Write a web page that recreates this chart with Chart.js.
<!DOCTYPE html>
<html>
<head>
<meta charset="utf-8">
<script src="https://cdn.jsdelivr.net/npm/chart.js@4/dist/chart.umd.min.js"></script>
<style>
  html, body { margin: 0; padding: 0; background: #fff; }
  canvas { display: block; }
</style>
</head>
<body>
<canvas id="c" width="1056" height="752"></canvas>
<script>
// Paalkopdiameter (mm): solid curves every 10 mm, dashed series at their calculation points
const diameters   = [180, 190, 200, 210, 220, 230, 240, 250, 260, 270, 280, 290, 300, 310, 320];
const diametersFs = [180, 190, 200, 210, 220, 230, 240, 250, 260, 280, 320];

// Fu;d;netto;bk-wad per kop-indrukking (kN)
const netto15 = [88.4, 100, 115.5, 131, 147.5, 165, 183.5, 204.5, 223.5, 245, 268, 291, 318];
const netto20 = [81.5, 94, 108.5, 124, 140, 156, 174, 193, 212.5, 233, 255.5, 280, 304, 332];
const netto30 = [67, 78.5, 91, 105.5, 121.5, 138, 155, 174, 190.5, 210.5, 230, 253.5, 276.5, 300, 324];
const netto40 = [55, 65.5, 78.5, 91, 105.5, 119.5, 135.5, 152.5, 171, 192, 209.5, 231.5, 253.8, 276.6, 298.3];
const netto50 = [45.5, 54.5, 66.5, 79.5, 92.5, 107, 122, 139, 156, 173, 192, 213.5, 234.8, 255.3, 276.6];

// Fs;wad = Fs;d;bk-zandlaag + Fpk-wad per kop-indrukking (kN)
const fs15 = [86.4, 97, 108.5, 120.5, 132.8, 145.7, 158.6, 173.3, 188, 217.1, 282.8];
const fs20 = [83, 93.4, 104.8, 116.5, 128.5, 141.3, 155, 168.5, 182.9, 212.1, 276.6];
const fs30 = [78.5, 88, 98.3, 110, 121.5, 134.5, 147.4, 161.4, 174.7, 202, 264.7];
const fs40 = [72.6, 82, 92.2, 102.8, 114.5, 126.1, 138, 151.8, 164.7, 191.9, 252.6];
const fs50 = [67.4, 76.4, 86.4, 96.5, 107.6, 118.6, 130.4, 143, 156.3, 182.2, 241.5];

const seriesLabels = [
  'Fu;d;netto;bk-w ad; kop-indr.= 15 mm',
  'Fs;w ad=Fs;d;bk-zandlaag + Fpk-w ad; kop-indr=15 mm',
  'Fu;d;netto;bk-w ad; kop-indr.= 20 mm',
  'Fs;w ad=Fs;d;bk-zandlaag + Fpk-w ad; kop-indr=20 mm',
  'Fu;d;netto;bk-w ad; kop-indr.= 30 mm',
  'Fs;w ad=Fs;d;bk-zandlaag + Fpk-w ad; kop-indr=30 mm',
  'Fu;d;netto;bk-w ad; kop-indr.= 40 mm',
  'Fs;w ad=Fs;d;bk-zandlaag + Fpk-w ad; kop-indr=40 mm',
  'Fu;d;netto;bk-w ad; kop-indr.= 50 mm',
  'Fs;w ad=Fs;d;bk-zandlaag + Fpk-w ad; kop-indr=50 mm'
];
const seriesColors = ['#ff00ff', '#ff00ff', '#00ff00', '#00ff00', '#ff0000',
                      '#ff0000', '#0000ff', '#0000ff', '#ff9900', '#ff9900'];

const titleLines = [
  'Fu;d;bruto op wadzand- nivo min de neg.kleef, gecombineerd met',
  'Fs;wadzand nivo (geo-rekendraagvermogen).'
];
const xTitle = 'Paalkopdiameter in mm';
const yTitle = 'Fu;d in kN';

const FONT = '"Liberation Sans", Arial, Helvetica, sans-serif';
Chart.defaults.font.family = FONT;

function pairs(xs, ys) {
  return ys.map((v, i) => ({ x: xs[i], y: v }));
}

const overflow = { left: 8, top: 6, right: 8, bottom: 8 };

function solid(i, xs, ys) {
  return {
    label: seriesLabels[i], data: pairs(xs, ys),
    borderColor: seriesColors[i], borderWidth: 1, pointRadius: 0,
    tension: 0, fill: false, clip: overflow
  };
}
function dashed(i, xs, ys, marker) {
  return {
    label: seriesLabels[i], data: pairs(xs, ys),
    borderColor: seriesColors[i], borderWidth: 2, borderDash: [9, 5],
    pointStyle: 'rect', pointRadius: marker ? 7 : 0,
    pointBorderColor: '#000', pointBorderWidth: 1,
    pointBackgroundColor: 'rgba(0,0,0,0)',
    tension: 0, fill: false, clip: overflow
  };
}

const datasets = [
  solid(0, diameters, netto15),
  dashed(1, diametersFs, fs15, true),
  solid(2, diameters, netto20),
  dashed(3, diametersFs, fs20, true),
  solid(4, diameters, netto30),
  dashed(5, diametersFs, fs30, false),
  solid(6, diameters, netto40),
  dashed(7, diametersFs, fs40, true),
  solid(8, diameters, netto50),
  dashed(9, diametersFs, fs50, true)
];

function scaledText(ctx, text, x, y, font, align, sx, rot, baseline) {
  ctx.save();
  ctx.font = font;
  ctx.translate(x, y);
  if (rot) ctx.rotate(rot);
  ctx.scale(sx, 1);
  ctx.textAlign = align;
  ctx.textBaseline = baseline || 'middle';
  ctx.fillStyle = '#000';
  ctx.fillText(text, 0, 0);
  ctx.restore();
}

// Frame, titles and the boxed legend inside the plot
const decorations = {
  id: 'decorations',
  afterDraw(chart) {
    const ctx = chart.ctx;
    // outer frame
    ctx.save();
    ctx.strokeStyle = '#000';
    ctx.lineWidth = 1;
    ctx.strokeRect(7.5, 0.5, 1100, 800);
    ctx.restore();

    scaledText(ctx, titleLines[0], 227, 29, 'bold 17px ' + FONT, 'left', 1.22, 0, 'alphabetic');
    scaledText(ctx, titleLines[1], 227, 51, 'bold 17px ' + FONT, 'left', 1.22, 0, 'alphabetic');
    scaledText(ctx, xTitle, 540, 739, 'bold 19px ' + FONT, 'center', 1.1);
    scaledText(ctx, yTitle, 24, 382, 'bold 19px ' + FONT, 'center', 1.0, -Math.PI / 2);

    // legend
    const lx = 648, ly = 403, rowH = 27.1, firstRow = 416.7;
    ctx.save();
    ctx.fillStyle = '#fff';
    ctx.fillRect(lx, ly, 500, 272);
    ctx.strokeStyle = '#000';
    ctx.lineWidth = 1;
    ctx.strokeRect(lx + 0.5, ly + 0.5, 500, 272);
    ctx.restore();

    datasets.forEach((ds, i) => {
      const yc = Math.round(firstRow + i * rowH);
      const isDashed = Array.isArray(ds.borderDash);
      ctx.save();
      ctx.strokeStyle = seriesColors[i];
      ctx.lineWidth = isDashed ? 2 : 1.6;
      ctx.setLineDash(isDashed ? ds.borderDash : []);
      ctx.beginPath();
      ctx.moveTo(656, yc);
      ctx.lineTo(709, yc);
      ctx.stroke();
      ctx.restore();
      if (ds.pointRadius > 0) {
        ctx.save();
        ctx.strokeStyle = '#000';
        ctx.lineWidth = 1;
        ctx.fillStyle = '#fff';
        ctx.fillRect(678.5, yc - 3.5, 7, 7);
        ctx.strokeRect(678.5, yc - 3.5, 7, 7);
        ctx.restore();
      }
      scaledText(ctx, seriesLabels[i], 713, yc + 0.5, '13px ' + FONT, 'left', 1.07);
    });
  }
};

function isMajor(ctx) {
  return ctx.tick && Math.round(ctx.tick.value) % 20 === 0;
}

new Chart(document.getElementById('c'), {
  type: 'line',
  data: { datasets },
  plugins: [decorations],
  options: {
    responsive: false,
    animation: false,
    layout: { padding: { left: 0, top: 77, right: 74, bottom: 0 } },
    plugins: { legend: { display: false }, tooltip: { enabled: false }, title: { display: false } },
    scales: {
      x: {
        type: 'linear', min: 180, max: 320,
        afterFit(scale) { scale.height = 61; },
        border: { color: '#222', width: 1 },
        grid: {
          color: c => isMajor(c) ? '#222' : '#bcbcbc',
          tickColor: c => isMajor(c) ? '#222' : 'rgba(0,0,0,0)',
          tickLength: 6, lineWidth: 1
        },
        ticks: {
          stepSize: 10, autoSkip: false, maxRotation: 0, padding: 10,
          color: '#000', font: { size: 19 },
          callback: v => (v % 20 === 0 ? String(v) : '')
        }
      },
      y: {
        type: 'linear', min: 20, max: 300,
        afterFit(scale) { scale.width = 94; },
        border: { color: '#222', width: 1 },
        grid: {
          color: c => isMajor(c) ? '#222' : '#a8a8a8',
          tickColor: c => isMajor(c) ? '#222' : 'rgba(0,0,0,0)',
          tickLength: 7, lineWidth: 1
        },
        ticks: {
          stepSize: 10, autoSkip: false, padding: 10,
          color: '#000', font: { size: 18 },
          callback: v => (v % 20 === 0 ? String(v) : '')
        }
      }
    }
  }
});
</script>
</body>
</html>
━━━━
Please write out the material word for word from its first line through the line holding "234.8, 255.3, 276.6];", including both, and no line past it.

RESPONSE TO THE EXERCISE:
Write a web page that recreates this chart with Chart.js.
<!DOCTYPE html>
<html>
<head>
<meta charset="utf-8">
<script src="https://cdn.jsdelivr.net/npm/chart.js@4/dist/chart.umd.min.js"></script>
<style>
  html, body { margin: 0; padding: 0; background: #fff; }
  canvas { display: block; }
</style>
</head>
<body>
<canvas id="c" width="1056" height="752"></canvas>
<script>
// Paalkopdiameter (mm): solid curves every 10 mm, dashed series at their calculation points
const diameters   = [180, 190, 200, 210, 220, 230, 240, 250, 260, 270, 280, 290, 300, 310, 320];
const diametersFs = [180, 190, 200, 210, 220, 230, 240, 250, 260, 280, 320];

// Fu;d;netto;bk-wad per kop-indrukking (kN)
const netto15 = [88.4, 100, 115.5, 131, 147.5, 165, 183.5, 204.5, 223.5, 245, 268, 291, 318];
const netto20 = [81.5, 94, 108.5, 124, 140, 156, 174, 193, 212.5, 233, 255.5, 280, 304, 332];
const netto30 = [67, 78.5, 91, 105.5, 121.5, 138, 155, 174, 190.5, 210.5, 230, 253.5, 276.5, 300, 324];
const netto40 = [55, 65.5, 78.5, 91, 105.5, 119.5, 135.5, 152.5, 171, 192, 209.5, 231.5, 253.8, 276.6, 298.3];
const netto50 = [45.5, 54.5, 66.5, 79.5, 92.5, 107, 122, 139, 156, 173, 192, 213.5, 234.8, 255.3, 276.6];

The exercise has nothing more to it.